Hi, I am a new CUDA user, I have a question about loading data into shared memory in “if statement”
what I want to do is: if all the threads in the block get result=0, then it won’t load data into shared memory any more;
if there is any thread in the block get result=1, then it continues to load data into shared memory and do computation.
I have written codes in kernel like this, it is very slow. Is it correct?
for(i=0; i<n; i++){
if(result!=0){ //if all the threads get result==0, it won't continue????
load data into shared memory;
__syncthread();
do computation; //will the thread (result==0) do computation??? since all the threads are synchronized to load data into shared memory again.
if(result==0)
break;
}
}
The problem itself has serious divergences. In a thread block, some threads will stop quickly if they get result ==0, some threads will continue to load data and computation if they get result == 1. Do you have any good suggestion to this kind of problems??

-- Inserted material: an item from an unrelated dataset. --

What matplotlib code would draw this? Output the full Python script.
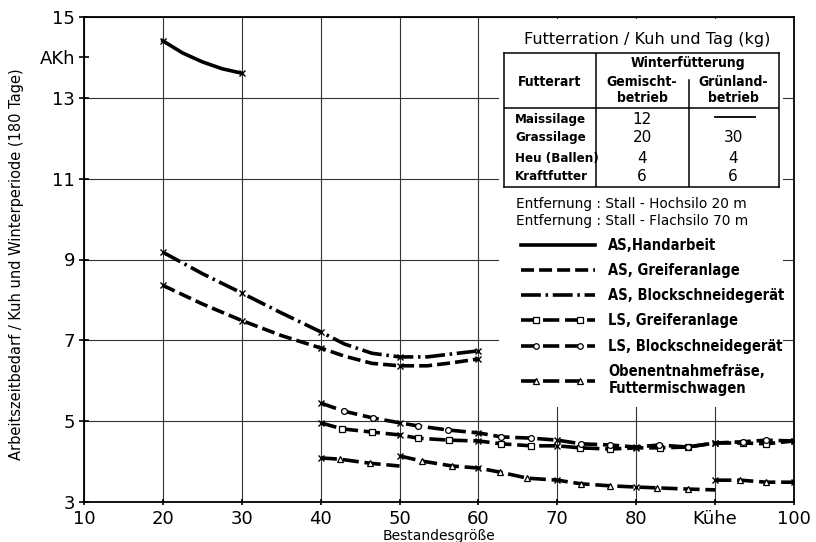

At first, I only use global memory, it is very slow. Since for my application, threads can’t load data from global memory in a coalesced way.
Now, I am trying to use shared memory to get better data access and data reuse.
What I hope is that if all the threads in a block get result==0, it will stop and return. But it seems that “__syncthread()” doesn’t allow the thread block stop, even all the threads in a block have gotten result==0.
like in the codes
for(i=0; i<n; i++){
if(result!=0){ //if all the threads get result==0, will it continue???
load data into shared memory;
__syncthread();
do computation;
if(result==0)
break;